A key regulatory policy in the Australian Broadcasting Services Act is “the degree of influence principle” and underpins the categories of broadcast licences, licence allocation, ownership and control, including cross-media ownership, and program standards.

It provides that the level of regulation applying to a service should be in proportion to the level of influence the service has in shaping community views.

However, this principle is fatally undermined when a media conglomerate such as News Corp has integrated immense media influence across a wide range of media.

Australia’s cross-media ownership regulation simply is not working to achieve the principles of media access, freedom and diversity that it is supposed to protect.
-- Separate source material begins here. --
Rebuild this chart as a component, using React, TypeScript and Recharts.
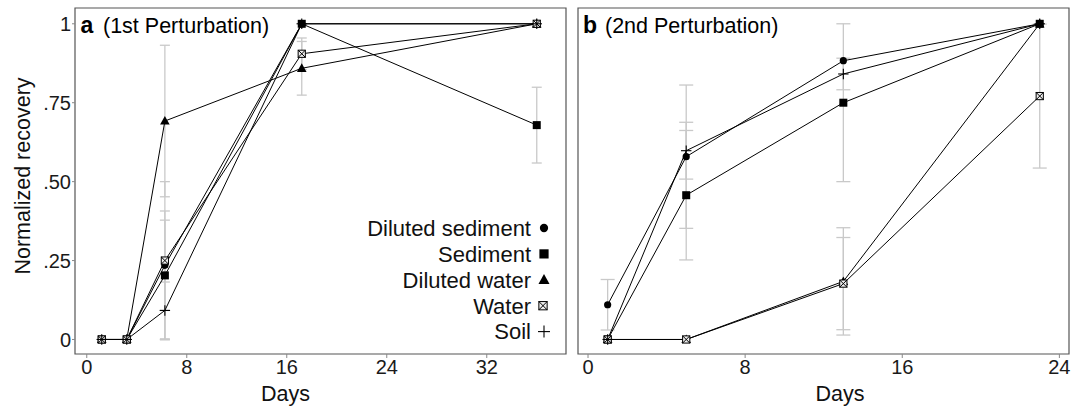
import React from 'react';
import { Legend, Line, LineChart, ReferenceArea, ErrorBar, XAxis, YAxis } from 'recharts';

// panel a (1st perturbation)
const daysA = [1.2, 3.2, 6.25, 17.2, 36];
const dilSedA = [0, 0, 0.235, 1, 1];
const sedA = [0, 0, 0.203, 1, 0.679];
const dilWatA = [0, 0, 0.692, 0.859, 1];
const watA = [0, 0, 0.25, 0.905, 1];
const soilA = [0, 0, 0.092, 1, 1];
const dilSedErrA = [0, 0, 0.143, 0, 0];
const sedErrA = [0, 0, 0.204, 0, 0.12];
const dilWatErrA = [0, 0, 0.24, 0.085, 0];
const watErrA = [0, 0, 0.25, 0.05, 0];
const soilErrA = [0, 0, 0.09, 0, 0];

// panel b (2nd perturbation)
const daysB = [1, 5, 13, 23];
const dilSedB = [0.11, 0.579, 0.883, 1];
const sedB = [0, 0.457, 0.75, 1];
const dilWatB = [0, 0, 0.184, 1];
const watB = [0, 0, 0.177, 0.771];
const soilB = [0, 0.598, 0.841, 1];
const dilSedErrB = [0.08, 0.227, 0, 0];
const sedErrB = [0, 0.205, 0.25, 0];
const dilWatErrB = [0, 0, 0.17, 0];
const watErrB = [0, 0, 0.146, 0.228];
const soilErrB = [0, 0.09, 0.05, 0];

const seriesKeys = ['ds', 'sed', 'dw', 'wat', 'soil'];
const seriesNames = ['Diluted sediment', 'Sediment', 'Diluted water', 'Water', 'Soil'];
const ticksA = [0, 8, 16, 24, 32];
const ticksB = [0, 8, 16, 24];
const ticksY = [0, 0.25, 0.5, 0.75, 1];

const rowsA = daysA.map((d, i) => ({
  day: d,
  ds: dilSedA[i], sed: sedA[i], dw: dilWatA[i], wat: watA[i], soil: soilA[i],
  dsErr: dilSedErrA[i], sedErr: sedErrA[i], dwErr: dilWatErrA[i], watErr: watErrA[i], soilErr: soilErrA[i],
}));
const rowsB = daysB.map((d, i) => ({
  day: d,
  ds: dilSedB[i], sed: sedB[i], dw: dilWatB[i], wat: watB[i], soil: soilB[i],
  dsErr: dilSedErrB[i], sedErr: sedErrB[i], dwErr: dilWatErrB[i], watErr: watErrB[i], soilErr: soilErrB[i],
}));

const domY: [number, number] = [-0.046, 1.05];
const domA: [number, number] = [-0.94, 38.34];
const domB: [number, number] = [-0.51, 24.49];

const FONT = '"Liberation Sans", Arial, sans-serif';
const ERR = '#c9c9c9';
const FRAME = '#555';

const Marker = ({ kind, cx, cy, k = 1 }: { kind: string; cx: number; cy: number; k?: number }) => {
  if (cx == null || cy == null) return null;
  if (kind === 'ds') return <circle cx={cx} cy={cy} r={3.6 * k} fill="#000" />;
  if (kind === 'sed') {
    const h = 4 * k;
    return <rect x={cx - h} y={cy - h} width={2 * h} height={2 * h} fill="#000" />;
  }
  if (kind === 'dw') {
    const w = 4.8 * k;
    return <polygon points={`${cx},${cy - 5 * k} ${cx - w},${cy + 3.6 * k} ${cx + w},${cy + 3.6 * k}`} fill="#000" />;
  }
  if (kind === 'wat') {
    const h = 3.6 * k;
    return (
      <g stroke="#000" strokeWidth={1}>
        <rect x={cx - h} y={cy - h} width={2 * h} height={2 * h} fill="#eee" />
        <line x1={cx - h} y1={cy - h} x2={cx + h} y2={cy + h} />
        <line x1={cx - h} y1={cy + h} x2={cx + h} y2={cy - h} />
      </g>
    );
  }
  const h = 5.2 * k;
  return (
    <g stroke="#000" strokeWidth={1.1}>
      <line x1={cx - h} y1={cy} x2={cx + h} y2={cy} />
      <line x1={cx} y1={cy - h} x2={cx} y2={cy + h} />
    </g>
  );
};

const legendContent = (props: any) => {
  // only the visible series carry a display name; the error-bar carriers are skipped
  const items = (props.payload || [])
    .filter((p: any) => seriesNames.includes(p.value))
    .sort((a: any, b: any) => seriesNames.indexOf(a.value) - seriesNames.indexOf(b.value));
  return (
    <svg width={262} height={140} style={{ fontFamily: FONT, overflow: 'visible' }}>
      {items.map((p: any, i: number) => {
        const cy = 16 + i * 25.9;
        return (
          <g key={p.value}>
            <text x={231} y={cy + 7.8} textAnchor="end" fontSize={22} fill="#111">{p.value}</text>
            <Marker kind={p.dataKey} cx={p.dataKey === 'wat' ? 243 : 244} cy={cy} k={1.15} />
          </g>
        );
      })}
    </svg>
  );
};

const renderSeries = (uid: string, capW: number) => [
  // error bars first so they sit under every line
  ...seriesKeys.map((key) => (
    <Line key={`${uid}-e-${key}`} dataKey={key} stroke="none" dot={false} activeDot={false}
      legendType="none" isAnimationActive={false}>
      <ErrorBar dataKey={`${key}Err`} direction="y" width={capW} stroke={ERR} strokeWidth={1.3} />
    </Line>
  )),
  ...seriesKeys.map((key, i) => (
    <Line key={`${uid}-${key}`} type="linear" dataKey={key} name={seriesNames[i]} stroke="#000"
      strokeWidth={1} isAnimationActive={false} activeDot={false}
      dot={(p: any) => <Marker key={`${uid}-${key}-${p.index}`} kind={key} cx={p.cx} cy={p.cy} />} />
  )),
];

const tickStyle = { fontSize: 20, fill: '#1a1a1a' };

export default function App() {
  return (
    <div style={{ position: 'absolute', left: 0, top: 0, width: 1084, height: 410, background: '#fff', fontFamily: FONT }}>
      <div style={{ position: 'absolute', left: 0, top: 0 }}>
        <LineChart width={570} height={410} data={rowsA} margin={{ top: 8, right: 4, bottom: 0, left: 0 }}>
          <XAxis dataKey="day" type="number" domain={domA} ticks={ticksA} allowDataOverflow interval={0}
            axisLine={false} tickLine={{ stroke: '#888' }} tickSize={4} tickMargin={2} tick={tickStyle} height={56} />
          <YAxis type="number" domain={domY} ticks={ticksY} allowDataOverflow interval={0} width={75}
            axisLine={false} tickLine={{ stroke: '#888' }} tickSize={3} tickMargin={1} tick={tickStyle}
            tickFormatter={(v: number) => (v === 0 ? '0' : v === 1 ? '1' : v.toFixed(2).replace(/^0/, ''))} />
          <ReferenceArea x1={domA[0]} x2={domA[1]} y1={domY[0]} y2={domY[1]} fill="none" stroke={FRAME}
            strokeWidth={1.2} ifOverflow="visible" />
          {renderSeries('a', 5)}
          <Legend layout="horizontal" verticalAlign="middle" align="center" content={legendContent}
            wrapperStyle={{ left: 300, top: 212, width: 262, height: 140 }} />
        </LineChart>
      </div>
      <div style={{ position: 'absolute', left: 570, top: 0 }}>
        <LineChart width={514} height={410} data={rowsB} margin={{ top: 8, right: 15, bottom: 0, left: 8 }}>
          <XAxis dataKey="day" type="number" domain={domB} ticks={ticksB} allowDataOverflow interval={0}
            axisLine={false} tickLine={{ stroke: '#888' }} tickSize={4} tickMargin={2} tick={tickStyle} height={56} />
          <YAxis type="number" domain={domY} allowDataOverflow hide />
          <ReferenceArea x1={domB[0]} x2={domB[1]} y1={domY[0]} y2={domY[1]} fill="none" stroke={FRAME}
            strokeWidth={1.2} ifOverflow="visible" />
          {renderSeries('b', 7)}
        </LineChart>
      </div>
      <svg width={1084} height={410} style={{ position: 'absolute', left: 0, top: 0, pointerEvents: 'none' }}>
        <text x={23} y={176} transform="rotate(-90 23 176)" textAnchor="middle" dominantBaseline="central"
          fontSize={21.5} fill="#111">Normalized recovery</text>
        <text x={285.5} y={400.5} textAnchor="middle" fontSize={21.5} fill="#111">Days</text>
        <text x={840} y={400.5} textAnchor="middle" fontSize={21.5} fill="#111">Days</text>
        <text x={80.5} y={33} fontSize={23} fontWeight="bold" fill="#000">a</text>
        <text x={103} y={33} fontSize={21.5} fill="#000">(1st Perturbation)</text>
        <text x={583} y={33} fontSize={23} fontWeight="bold" fill="#000">b</text>
        <text x={605} y={33} fontSize={21.5} fill="#000">(2nd Perturbation)</text>
      </svg>
    </div>
  );
}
How to regain pluralism, diversity and professionalism in the media is an urgent task to be considered. The objective should be how to free the media from the present monopolistic concentration and proprietorial dominance.

News journalism is a wondrous craft and we should never lose sight of the brilliance of its capacity for almost instant communication and interpretation of complex issues, and for its courage in confronting the powerful. Remember it was the journalists of the Guardian newspaper who prevailed in releasing the full implications of the News of the World’s phone hacking, when politicians, lawyers and police quailed.

To fulfil this role journalism requires resourcing, editorial independence, and integrity. News Corporation provided the resourcing in abundance, but is widely perceived to have persistently eroded editorial independence and integrity in a way that has seriously debased the profession.